Steve Walz writes for the Jewish Press:
Unemployment levels may be at their lowest levels in years in Israel, but would you believe that as the number of unemployed citizens decreases the number of people needing food packages and other forms of assistance from private charitable organizations is actually increasing?Welcome to the wonders of the Israeli economy.
According to one of the country’s largest outreach organizations, nearly 30% of the population is asking for help with the weekly grocery list, as more and more middle class families are gainfully employed but cannot properly feed themselves.
Last week, the government released its monthly economic report. Though the price of gasoline and foodstuffs continues to rise, the average Israeli income fell by nearly 2.5% to 7,800 shekels or about $2,000 a month ($500 a week). Restaurant workers, farmers, teachers and construction workers made substantially less. Is it any wonder why high school teachers went out on strike for nearly a month a half?
So let’s say the husband is a schoolteacher earning 6,100 shekels a month, while his wife works at a restaurant as a cook or waitress, adding 3,100 shekels to the monthly budget. Between paying the mortgage, utility bills, insurance, gasoline/insurance for the car, monthly food bills and basic bills for two schoolchildren (public school, not private), there would be virtually no financial reserves for clothing or many other things we take for granted — movies, vacations, etc.
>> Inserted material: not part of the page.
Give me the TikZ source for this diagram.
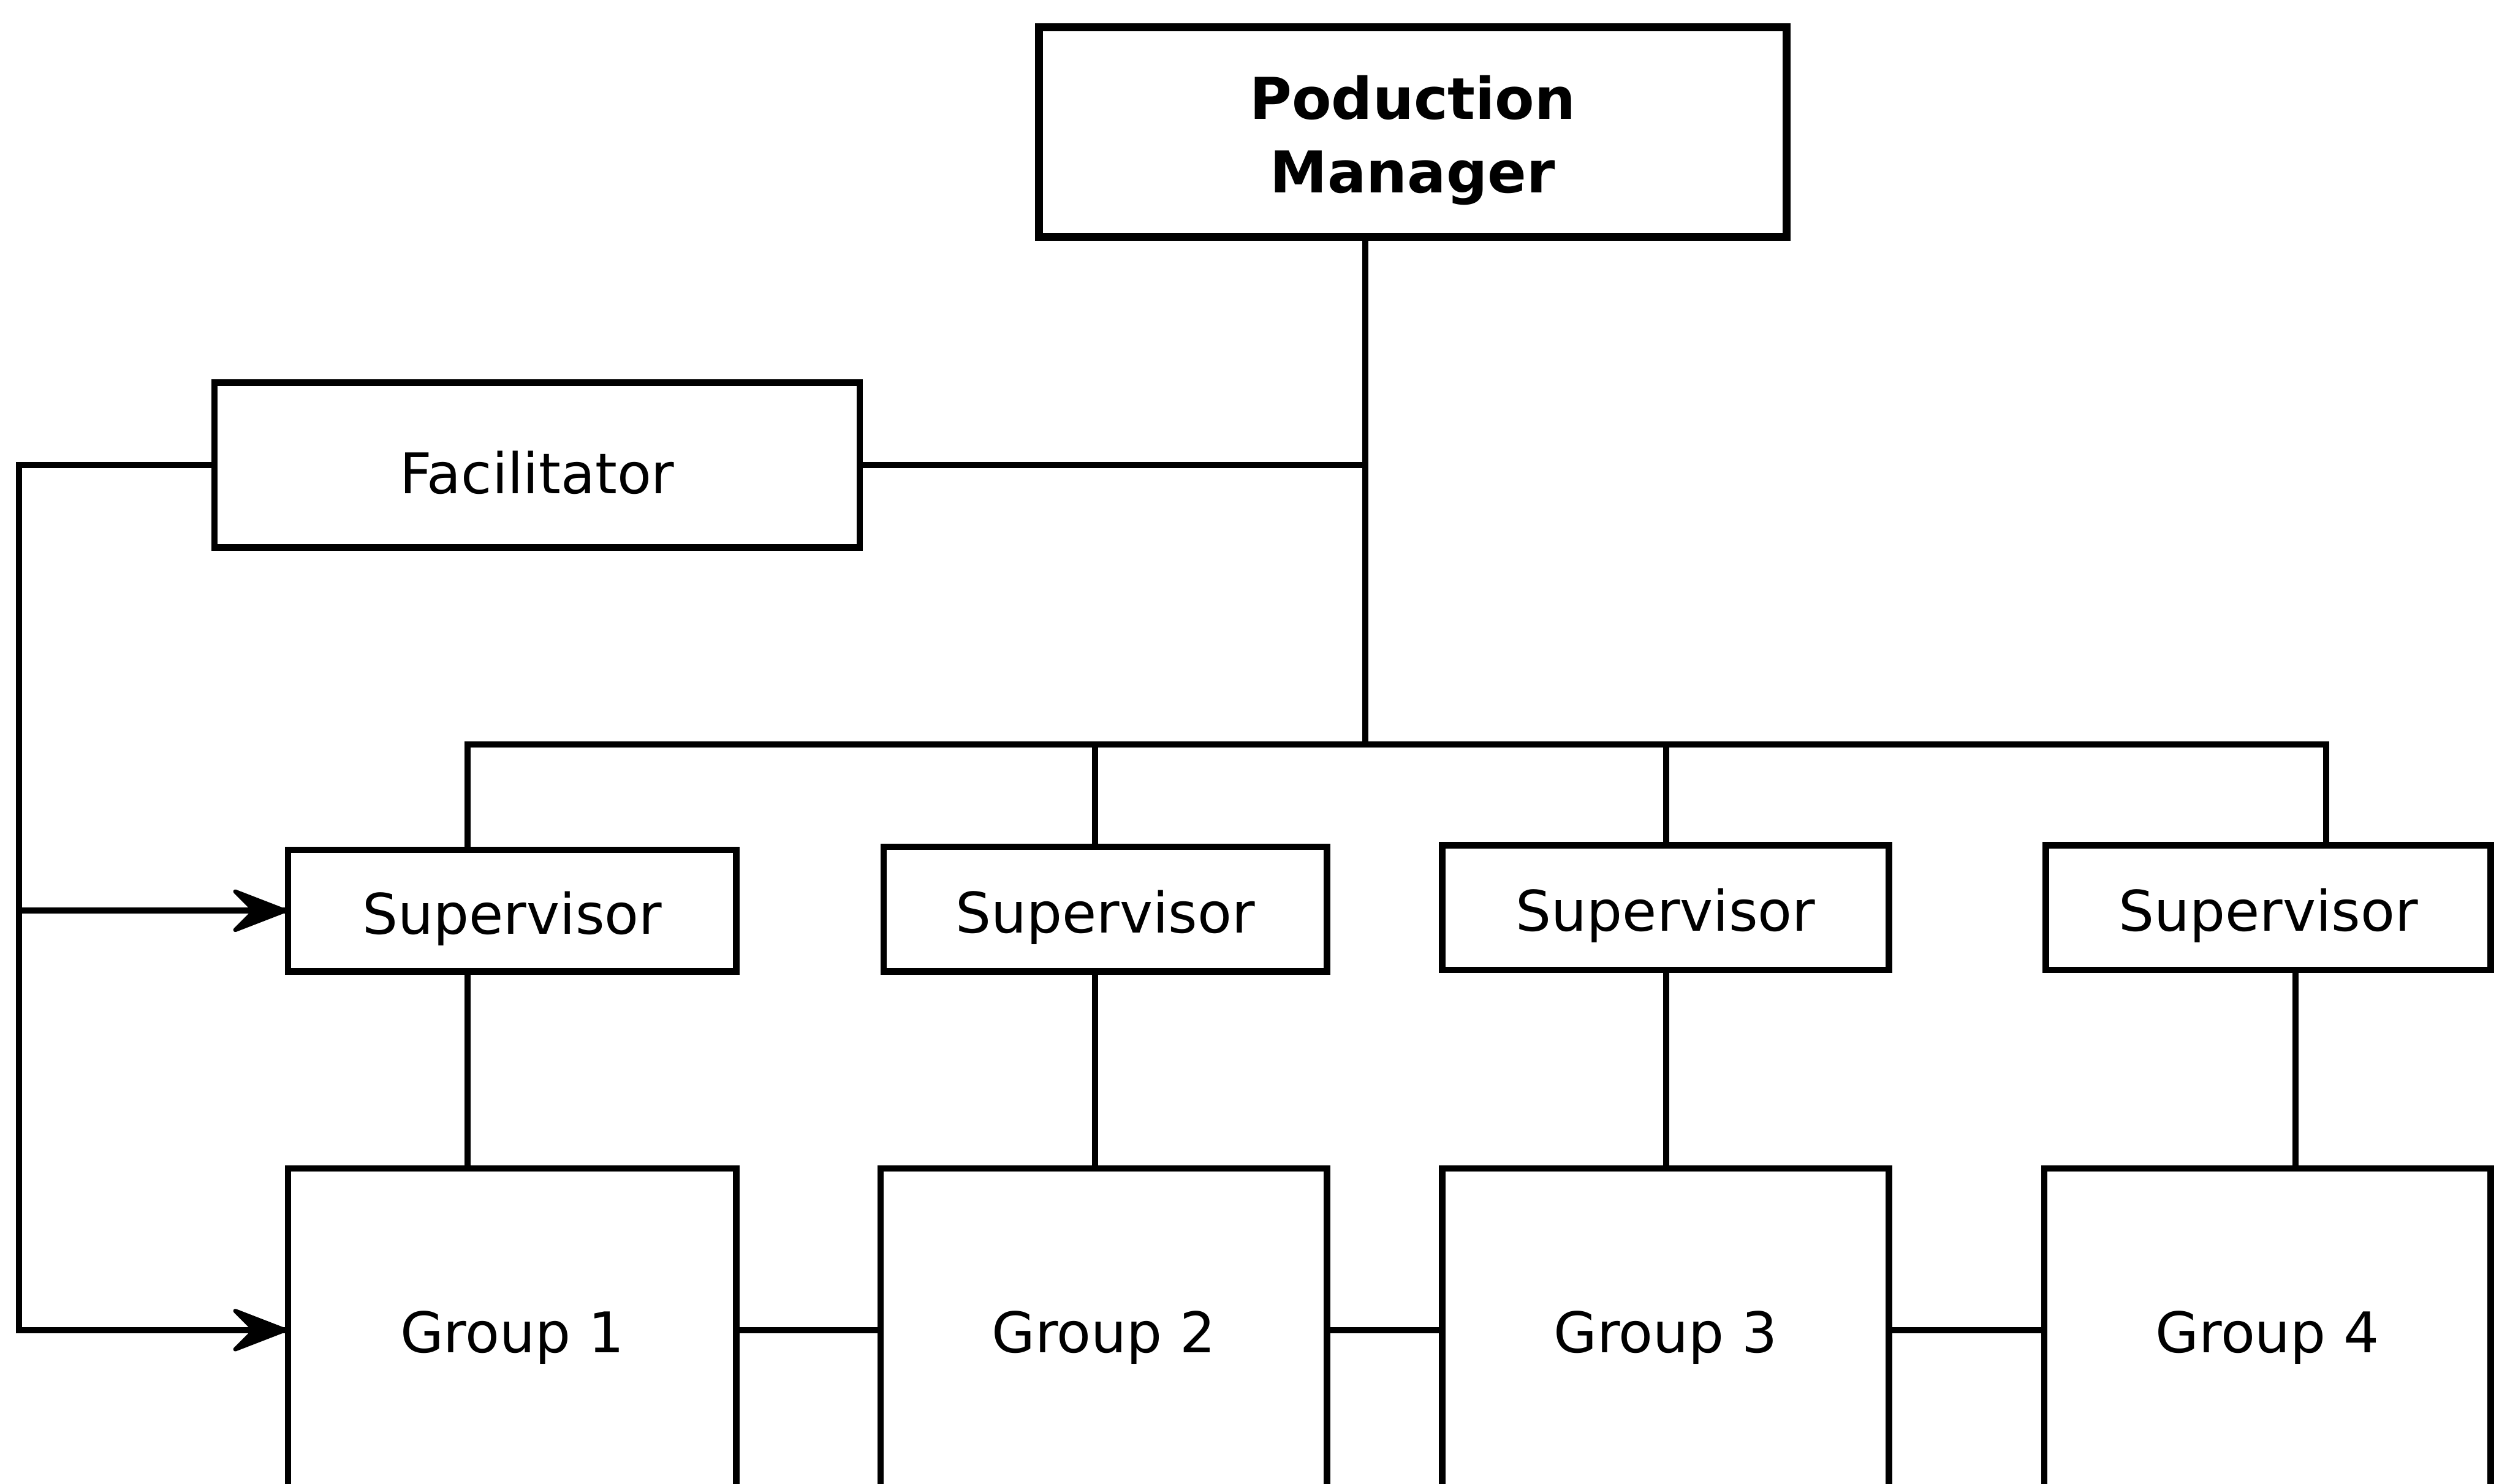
\documentclass[tikz,border=0pt]{standalone}
\usepackage{fontspec}
\setmainfont{DejaVu Sans}
\begin{document}
\begin{tikzpicture}[x=1pt,y=-1pt,
  box/.style={draw,line width=4pt,inner sep=0pt,align=center,text depth=0pt,
    font=\fontsize{35}{46}\selectfont},
  conn/.style={line width=3.8pt},
  tiphead/.style={fill,line width=2.6pt,line join=round}]
  \useasboundingbox (0,0) rectangle (1568,927);
  \clip (0,0) rectangle (1568,927);

  % top of the hierarchy
  \node[box,line width=4.8pt,minimum width=467pt,minimum height=131pt,text depth=,
    font=\fontsize{36}{46}\selectfont\bfseries]
    (mgr) at (882.5,82.5)
    {\raisebox{-38pt}[0pt][0pt]{\begin{tabular}[b]{@{}c@{}}Poduction\\Manager\end{tabular}}};
  \node[box,minimum width=403pt,minimum height=103pt,text height=36pt] (fac) at (335.5,290.5) {Facilitator};

  % supervisors
  \node[box,minimum width=280pt,minimum height=76pt,text height=29.5pt] (s1) at (320,569) {Supervisor};
  \node[box,minimum width=277pt,minimum height=78pt,text height=29.5pt] (s2) at (690.5,568) {Supervisor};
  \node[box,minimum width=279pt,minimum height=78pt,text height=29.5pt] (s3) at (1040.5,567) {Supervisor};
  \node[box,minimum width=278pt,minimum height=78pt,text height=29.5pt] (s4) at (1417,567) {Supervisor};

  % working groups (boxes run past the lower edge)
  \node[box,minimum width=280pt,minimum height=202pt,text height=28pt] (g1) at (320,831) {Group 1};
  \node[box,minimum width=279pt,minimum height=202pt,text height=28pt] (g2) at (689.5,831) {Group 2};
  \node[box,minimum width=279pt,minimum height=202pt,text height=28pt] (g3) at (1040.5,831) {Group 3};
  \node[box,minimum width=279pt,minimum height=202pt,text height=28pt] (g4) at (1416.5,831) {Group 4};

  % routing points
  \coordinate (trunk) at (853,465);
  \coordinate (b1) at (292,465);
  \coordinate (b2) at (684,465);
  \coordinate (b3) at (1041,465);
  \coordinate (b4) at (1453,465);
  \coordinate (c4) at (1434,465);
  \coordinate (lx) at (12,465);

  % manager trunk and facilitator link
  \draw[conn] (trunk |- mgr.south) -- (trunk);
  \draw[conn] (fac.east) -- (fac.east -| trunk);

  % distribution bus to supervisors
  \draw[conn] (b1 |- s1.north) -- (b1) -- (b4) -- (b4 |- s4.north);
  \draw[conn] (b2) -- (b2 |- s2.north);
  \draw[conn] (b3) -- (b3 |- s3.north);

  % supervisors to groups
  \draw[conn] (b1 |- s1.south) -- (b1 |- g1.north);
  \draw[conn] (b2 |- s2.south) -- (b2 |- g2.north);
  \draw[conn] (b3 |- s3.south) -- (b3 |- g3.north);
  \draw[conn] (c4 |- s4.south) -- (c4 |- g4.north);

  % links between groups
  \draw[conn] (g1.east) -- (g2.west);
  \draw[conn] (g2.east) -- (g3.west);
  \draw[conn] (g3.east) -- (g4.west);

  % facilitator support line with barbed heads
  \draw[conn] (fac.west) -- (lx |- fac.west) -- (lx |- g1.west) -- (g1.west);
  \draw[conn] (lx |- s1.west) -- (s1.west);
  \draw[tiphead] (g1.west) -- ++(-31,-12) -- ++(12,12) -- ++(-12,12) -- cycle;
  \draw[tiphead] (s1.west) -- ++(-31,-12) -- ++(12,12) -- ++(-12,12) -- cycle;
\end{tikzpicture}
\end{document}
And let’s not forget that city, state, water and social security taxes eat away between 40-45% of earned income. Israeli citizens are among the highest taxed people in the Western world.
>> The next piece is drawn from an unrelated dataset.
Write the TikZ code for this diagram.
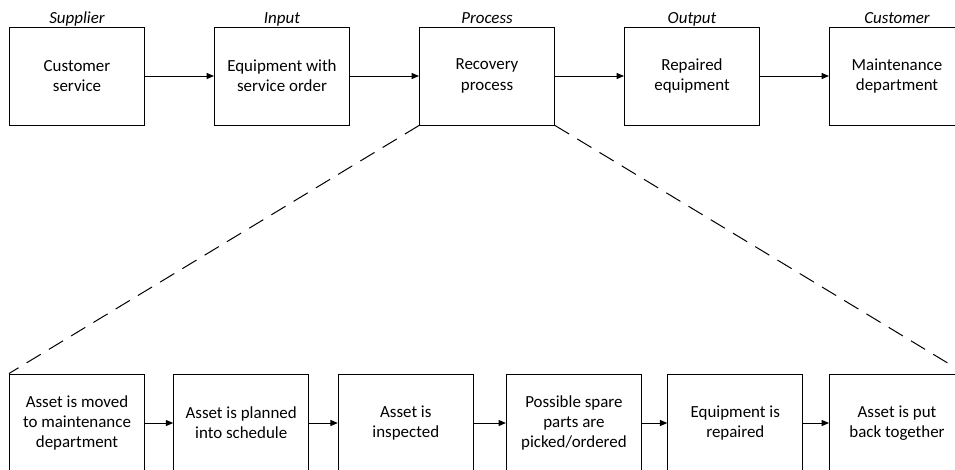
\documentclass[tikz,border=0pt]{standalone}
\usepackage{fontspec}
\setmainfont{Carlito}
\usetikzlibrary{arrows.meta}
\begin{document}
\begin{tikzpicture}[x=0.75pt,y=-0.75pt,
  boxnode/.style={draw, line width=0.75pt, minimum width=101.25pt, minimum height=73.5pt,
    inner sep=0pt, align=center, font=\fontsize{12.7}{15.2}\selectfont},
  rolelabel/.style={anchor=base, inner sep=0pt, font=\fontsize{12.7}{15.2}\selectfont\itshape},
  flow/.style={line width=0.75pt, -{Triangle[length=5.5pt,width=4.5pt]}},
  zoomline/.style={line width=0.75pt, dash pattern=on 12.4pt off 7.1pt}]
\useasboundingbox (0,0) rectangle (955,469);
\clip (0,0) rectangle (955,469);

% SIPOC row
\node[boxnode] (sup)  at (77,76)  {Customer\\service};
\node[boxnode] (inp)  at (282,76) {Equipment with\\service order};
\node[boxnode] (proc) at (487,76) {Recovery\\process};
\node[boxnode] (outp) at (692,76) {Repaired\\equipment};
\node[boxnode] (cust) at (897,76) {Maintenance\\department};

\node[rolelabel] (lsup)  at (77,23.5)  {Supplier};
\node[rolelabel] (linp)  at (282,23.5) {Input};
\node[rolelabel] (lproc) at (487,23.5) {Process};
\node[rolelabel] (loutp) at (692,23.5) {Output};
\node[rolelabel] (lcust) at (897,23.5) {Customer};

\draw[flow] (sup) -- (inp);
\draw[flow] (inp) -- (proc);
\draw[flow] (proc) -- (outp);
\draw[flow] (outp) -- (cust);

% Recovery process steps
\node[boxnode] (s1) at (77,423)    {Asset is moved\\to maintenance\\department};
\node[boxnode] (s2) at (241.2,423) {Asset is planned\\into schedule};
\node[boxnode] (s3) at (405.8,423) {Asset is\\inspected};
\node[boxnode] (s4) at (573.9,423) {Possible spare\\parts are\\picked/ordered};
\node[boxnode] (s5) at (735.3,423) {Equipment is\\repaired};
\node[boxnode] (s6) at (897,423)   {Asset is put\\back together};

\draw[flow] (s1) -- (s2);
\draw[flow] (s2) -- (s3);
\draw[flow] (s3) -- (s4);
\draw[flow] (s4) -- (s5);
\draw[flow] (s5) -- (s6);

% Expansion of the process box
\draw[zoomline] (proc.south west) -- (s1.north west);
\draw[zoomline] (proc.south east) -- (s6.north east);
\end{tikzpicture}
\end{document}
It’s bad enough that the government refuses to provide "human" assistance to many indigent Holocaust survivors and new immigrants from poor countries who are living in utter misery. But now the working middle class has to quietly ask charitable organizations for food because the government refuses to force the business community to act equitably toward fellow Jews.
Should a 25-year employee at one of Israel’s largest conglomerates be forced to cry in front of a TV journalist as he reveals that his employers who rake in huge profits have failed to give him a raise after 25 years of dutiful service?
The Land of Milk and Honey is being milked by those who refuse to share the honey with their employees. Is it any wonder that nearly 500,000 expatriate Israelis lived legally and illegally across North America?